— Begin EXCERPTED RECORDS —

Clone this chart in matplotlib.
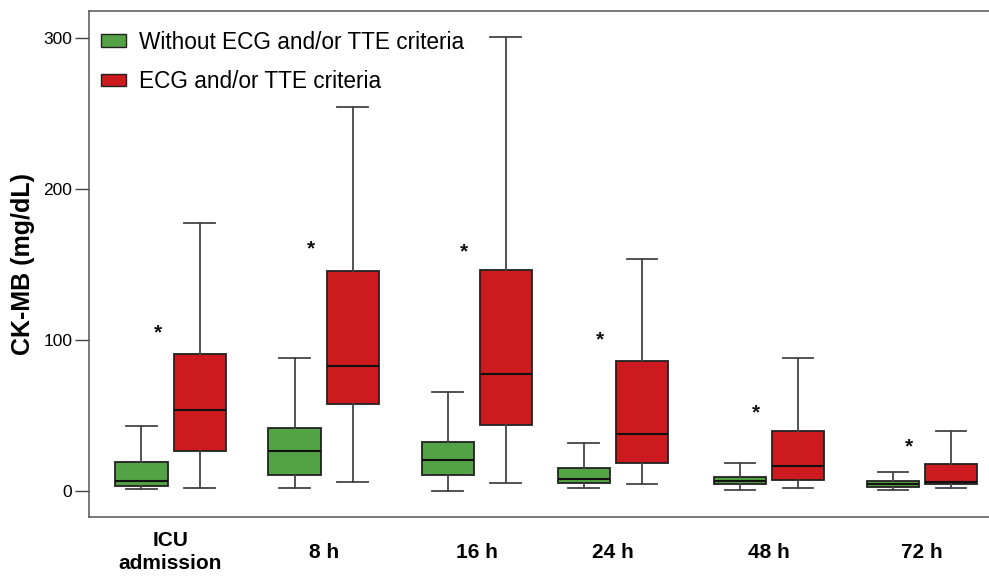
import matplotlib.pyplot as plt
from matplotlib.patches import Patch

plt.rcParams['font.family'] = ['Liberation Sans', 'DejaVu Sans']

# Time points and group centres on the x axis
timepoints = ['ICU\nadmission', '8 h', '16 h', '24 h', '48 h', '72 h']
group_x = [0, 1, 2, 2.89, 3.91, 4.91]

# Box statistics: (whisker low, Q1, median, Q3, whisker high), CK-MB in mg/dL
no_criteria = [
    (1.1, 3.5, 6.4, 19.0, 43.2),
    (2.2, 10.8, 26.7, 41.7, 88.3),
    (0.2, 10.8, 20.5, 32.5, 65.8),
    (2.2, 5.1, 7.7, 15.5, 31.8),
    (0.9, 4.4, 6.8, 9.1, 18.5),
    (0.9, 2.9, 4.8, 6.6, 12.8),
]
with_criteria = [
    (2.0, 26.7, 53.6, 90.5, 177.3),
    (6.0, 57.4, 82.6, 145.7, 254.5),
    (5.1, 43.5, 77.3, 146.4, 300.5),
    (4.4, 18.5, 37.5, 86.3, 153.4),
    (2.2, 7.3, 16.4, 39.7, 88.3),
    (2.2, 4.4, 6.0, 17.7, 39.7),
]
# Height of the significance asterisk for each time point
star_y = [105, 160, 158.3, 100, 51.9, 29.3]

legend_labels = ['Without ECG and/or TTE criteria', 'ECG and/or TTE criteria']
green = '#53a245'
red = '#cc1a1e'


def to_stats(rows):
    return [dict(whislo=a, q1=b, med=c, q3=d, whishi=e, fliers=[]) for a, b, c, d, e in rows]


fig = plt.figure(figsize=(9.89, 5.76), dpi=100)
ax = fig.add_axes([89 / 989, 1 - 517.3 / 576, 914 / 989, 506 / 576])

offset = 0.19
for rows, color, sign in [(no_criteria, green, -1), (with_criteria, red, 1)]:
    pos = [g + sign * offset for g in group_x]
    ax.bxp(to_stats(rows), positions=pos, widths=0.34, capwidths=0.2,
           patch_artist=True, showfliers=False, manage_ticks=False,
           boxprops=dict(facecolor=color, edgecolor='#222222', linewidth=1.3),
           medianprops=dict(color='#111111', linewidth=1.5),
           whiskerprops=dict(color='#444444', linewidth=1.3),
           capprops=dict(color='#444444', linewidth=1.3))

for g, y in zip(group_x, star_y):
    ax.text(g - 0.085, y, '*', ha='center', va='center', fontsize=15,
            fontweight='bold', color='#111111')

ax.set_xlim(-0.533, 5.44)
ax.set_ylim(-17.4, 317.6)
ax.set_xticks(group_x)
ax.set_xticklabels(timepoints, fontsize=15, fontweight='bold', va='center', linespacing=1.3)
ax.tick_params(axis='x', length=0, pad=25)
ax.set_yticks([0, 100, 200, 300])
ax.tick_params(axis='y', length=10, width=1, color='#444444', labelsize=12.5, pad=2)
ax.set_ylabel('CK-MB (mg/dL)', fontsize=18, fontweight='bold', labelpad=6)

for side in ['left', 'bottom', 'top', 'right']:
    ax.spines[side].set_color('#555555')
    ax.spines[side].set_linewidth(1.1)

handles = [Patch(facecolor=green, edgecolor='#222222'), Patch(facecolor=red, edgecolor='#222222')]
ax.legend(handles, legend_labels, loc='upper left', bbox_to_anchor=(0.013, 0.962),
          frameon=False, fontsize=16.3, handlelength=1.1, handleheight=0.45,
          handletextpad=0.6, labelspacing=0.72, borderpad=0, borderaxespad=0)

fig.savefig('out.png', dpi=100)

— End EXCERPTED RECORDS —
— Begin EXCERPTED RECORDS —

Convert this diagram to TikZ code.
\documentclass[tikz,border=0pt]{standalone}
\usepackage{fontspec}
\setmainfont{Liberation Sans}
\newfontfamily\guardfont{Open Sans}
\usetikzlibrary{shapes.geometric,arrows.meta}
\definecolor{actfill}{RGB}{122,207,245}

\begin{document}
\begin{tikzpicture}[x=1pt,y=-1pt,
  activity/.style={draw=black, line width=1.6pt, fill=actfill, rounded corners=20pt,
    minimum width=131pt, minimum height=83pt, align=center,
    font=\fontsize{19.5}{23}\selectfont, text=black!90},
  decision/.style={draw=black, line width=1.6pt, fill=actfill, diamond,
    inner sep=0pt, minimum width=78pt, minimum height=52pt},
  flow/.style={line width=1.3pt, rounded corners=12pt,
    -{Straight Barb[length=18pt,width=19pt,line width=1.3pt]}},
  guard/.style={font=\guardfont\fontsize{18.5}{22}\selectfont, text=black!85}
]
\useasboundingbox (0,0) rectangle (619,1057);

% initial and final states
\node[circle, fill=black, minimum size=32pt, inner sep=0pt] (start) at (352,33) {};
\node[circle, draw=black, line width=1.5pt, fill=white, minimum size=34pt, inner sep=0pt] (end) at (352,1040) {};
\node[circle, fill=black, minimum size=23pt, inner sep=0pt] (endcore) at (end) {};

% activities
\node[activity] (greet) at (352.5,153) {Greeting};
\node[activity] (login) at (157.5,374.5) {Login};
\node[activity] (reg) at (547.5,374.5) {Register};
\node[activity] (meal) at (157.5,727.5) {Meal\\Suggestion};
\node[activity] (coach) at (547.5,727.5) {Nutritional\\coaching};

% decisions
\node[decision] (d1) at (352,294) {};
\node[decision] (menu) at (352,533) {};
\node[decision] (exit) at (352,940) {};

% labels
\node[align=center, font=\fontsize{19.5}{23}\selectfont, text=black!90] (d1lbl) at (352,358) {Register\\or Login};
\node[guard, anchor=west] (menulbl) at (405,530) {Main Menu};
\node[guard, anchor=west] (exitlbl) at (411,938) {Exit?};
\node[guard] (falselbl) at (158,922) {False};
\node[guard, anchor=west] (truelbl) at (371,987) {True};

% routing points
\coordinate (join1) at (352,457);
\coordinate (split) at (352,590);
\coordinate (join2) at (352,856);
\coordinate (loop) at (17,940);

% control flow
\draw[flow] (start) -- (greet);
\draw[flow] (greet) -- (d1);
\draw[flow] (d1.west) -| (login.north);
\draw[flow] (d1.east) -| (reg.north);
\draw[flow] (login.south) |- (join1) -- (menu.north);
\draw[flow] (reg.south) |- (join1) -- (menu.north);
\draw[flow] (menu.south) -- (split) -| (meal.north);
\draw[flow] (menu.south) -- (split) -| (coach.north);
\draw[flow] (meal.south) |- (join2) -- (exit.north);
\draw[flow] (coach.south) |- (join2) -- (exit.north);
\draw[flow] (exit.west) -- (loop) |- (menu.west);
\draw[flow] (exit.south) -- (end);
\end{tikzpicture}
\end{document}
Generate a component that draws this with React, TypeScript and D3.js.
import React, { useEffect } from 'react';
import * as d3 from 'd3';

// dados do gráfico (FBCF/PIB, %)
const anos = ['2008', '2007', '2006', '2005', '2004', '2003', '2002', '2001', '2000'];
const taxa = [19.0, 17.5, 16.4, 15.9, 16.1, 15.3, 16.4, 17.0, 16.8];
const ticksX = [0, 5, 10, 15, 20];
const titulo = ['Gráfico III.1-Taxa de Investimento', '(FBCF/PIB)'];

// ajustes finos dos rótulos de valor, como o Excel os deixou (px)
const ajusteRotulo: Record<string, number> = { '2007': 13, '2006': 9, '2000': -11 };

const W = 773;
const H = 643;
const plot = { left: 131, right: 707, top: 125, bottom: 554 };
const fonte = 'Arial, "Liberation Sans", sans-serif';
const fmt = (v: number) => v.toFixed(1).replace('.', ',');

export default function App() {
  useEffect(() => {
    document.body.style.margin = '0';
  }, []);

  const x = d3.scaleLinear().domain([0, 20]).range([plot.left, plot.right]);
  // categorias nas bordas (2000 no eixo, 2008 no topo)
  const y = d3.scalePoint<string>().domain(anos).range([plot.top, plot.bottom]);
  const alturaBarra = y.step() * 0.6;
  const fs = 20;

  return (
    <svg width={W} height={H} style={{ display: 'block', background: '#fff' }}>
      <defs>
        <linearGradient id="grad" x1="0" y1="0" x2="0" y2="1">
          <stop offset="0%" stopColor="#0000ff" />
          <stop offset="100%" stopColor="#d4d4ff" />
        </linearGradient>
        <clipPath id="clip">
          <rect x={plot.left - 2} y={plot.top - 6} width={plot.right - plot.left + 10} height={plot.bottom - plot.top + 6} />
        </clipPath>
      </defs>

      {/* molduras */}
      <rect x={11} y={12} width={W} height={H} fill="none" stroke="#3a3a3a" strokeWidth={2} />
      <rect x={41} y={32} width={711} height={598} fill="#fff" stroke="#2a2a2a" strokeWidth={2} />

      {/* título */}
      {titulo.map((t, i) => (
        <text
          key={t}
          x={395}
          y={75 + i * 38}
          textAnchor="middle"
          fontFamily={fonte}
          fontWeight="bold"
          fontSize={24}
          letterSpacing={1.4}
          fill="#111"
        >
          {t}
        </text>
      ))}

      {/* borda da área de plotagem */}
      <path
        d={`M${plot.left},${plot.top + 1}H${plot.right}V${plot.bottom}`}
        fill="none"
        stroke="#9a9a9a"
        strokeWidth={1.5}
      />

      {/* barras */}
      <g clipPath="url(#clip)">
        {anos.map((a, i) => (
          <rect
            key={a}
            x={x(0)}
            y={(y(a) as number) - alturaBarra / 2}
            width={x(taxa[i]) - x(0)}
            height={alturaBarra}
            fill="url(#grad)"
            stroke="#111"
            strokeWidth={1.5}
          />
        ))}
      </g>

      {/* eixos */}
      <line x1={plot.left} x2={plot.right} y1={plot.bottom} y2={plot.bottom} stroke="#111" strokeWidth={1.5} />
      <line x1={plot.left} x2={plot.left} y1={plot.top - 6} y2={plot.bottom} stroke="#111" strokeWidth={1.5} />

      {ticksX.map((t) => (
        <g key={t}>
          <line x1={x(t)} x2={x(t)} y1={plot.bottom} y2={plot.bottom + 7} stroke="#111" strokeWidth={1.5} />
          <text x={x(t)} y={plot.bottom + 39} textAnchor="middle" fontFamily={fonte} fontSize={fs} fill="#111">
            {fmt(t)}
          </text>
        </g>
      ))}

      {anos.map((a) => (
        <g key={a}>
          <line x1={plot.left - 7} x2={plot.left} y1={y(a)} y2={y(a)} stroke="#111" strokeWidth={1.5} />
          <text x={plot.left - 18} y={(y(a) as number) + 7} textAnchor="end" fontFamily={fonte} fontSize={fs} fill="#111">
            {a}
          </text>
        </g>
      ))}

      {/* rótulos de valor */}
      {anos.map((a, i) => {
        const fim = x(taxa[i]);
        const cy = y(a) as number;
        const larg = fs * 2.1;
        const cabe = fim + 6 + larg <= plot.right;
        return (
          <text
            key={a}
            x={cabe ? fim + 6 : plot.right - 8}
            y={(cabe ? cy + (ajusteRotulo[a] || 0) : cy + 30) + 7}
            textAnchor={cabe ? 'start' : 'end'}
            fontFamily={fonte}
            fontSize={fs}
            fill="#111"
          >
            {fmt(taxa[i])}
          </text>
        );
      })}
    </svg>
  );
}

— End EXCERPTED RECORDS —

→ **EXERCISE DETAILS**
Copy the listing above exactly, but only from the line with "Clone this chart in matplotlib." through the line with "fontweight='bold', color='#111111')", including those two lines and excluding any picture.

→ **REPLY**
Clone this chart in matplotlib.
import matplotlib.pyplot as plt
from matplotlib.patches import Patch

plt.rcParams['font.family'] = ['Liberation Sans', 'DejaVu Sans']

# Time points and group centres on the x axis
timepoints = ['ICU\nadmission', '8 h', '16 h', '24 h', '48 h', '72 h']
group_x = [0, 1, 2, 2.89, 3.91, 4.91]

# Box statistics: (whisker low, Q1, median, Q3, whisker high), CK-MB in mg/dL
no_criteria = [
    (1.1, 3.5, 6.4, 19.0, 43.2),
    (2.2, 10.8, 26.7, 41.7, 88.3),
    (0.2, 10.8, 20.5, 32.5, 65.8),
    (2.2, 5.1, 7.7, 15.5, 31.8),
    (0.9, 4.4, 6.8, 9.1, 18.5),
    (0.9, 2.9, 4.8, 6.6, 12.8),
]
with_criteria = [
    (2.0, 26.7, 53.6, 90.5, 177.3),
    (6.0, 57.4, 82.6, 145.7, 254.5),
    (5.1, 43.5, 77.3, 146.4, 300.5),
    (4.4, 18.5, 37.5, 86.3, 153.4),
    (2.2, 7.3, 16.4, 39.7, 88.3),
    (2.2, 4.4, 6.0, 17.7, 39.7),
]
# Height of the significance asterisk for each time point
star_y = [105, 160, 158.3, 100, 51.9, 29.3]

legend_labels = ['Without ECG and/or TTE criteria', 'ECG and/or TTE criteria']
green = '#53a245'
red = '#cc1a1e'


def to_stats(rows):
    return [dict(whislo=a, q1=b, med=c, q3=d, whishi=e, fliers=[]) for a, b, c, d, e in rows]


fig = plt.figure(figsize=(9.89, 5.76), dpi=100)
ax = fig.add_axes([89 / 989, 1 - 517.3 / 576, 914 / 989, 506 / 576])

offset = 0.19
for rows, color, sign in [(no_criteria, green, -1), (with_criteria, red, 1)]:
    pos = [g + sign * offset for g in group_x]
    ax.bxp(to_stats(rows), positions=pos, widths=0.34, capwidths=0.2,
           patch_artist=True, showfliers=False, manage_ticks=False,
           boxprops=dict(facecolor=color, edgecolor='#222222', linewidth=1.3),
           medianprops=dict(color='#111111', linewidth=1.5),
           whiskerprops=dict(color='#444444', linewidth=1.3),
           capprops=dict(color='#444444', linewidth=1.3))

for g, y in zip(group_x, star_y):
    ax.text(g - 0.085, y, '*', ha='center', va='center', fontsize=15,
            fontweight='bold', color='#111111')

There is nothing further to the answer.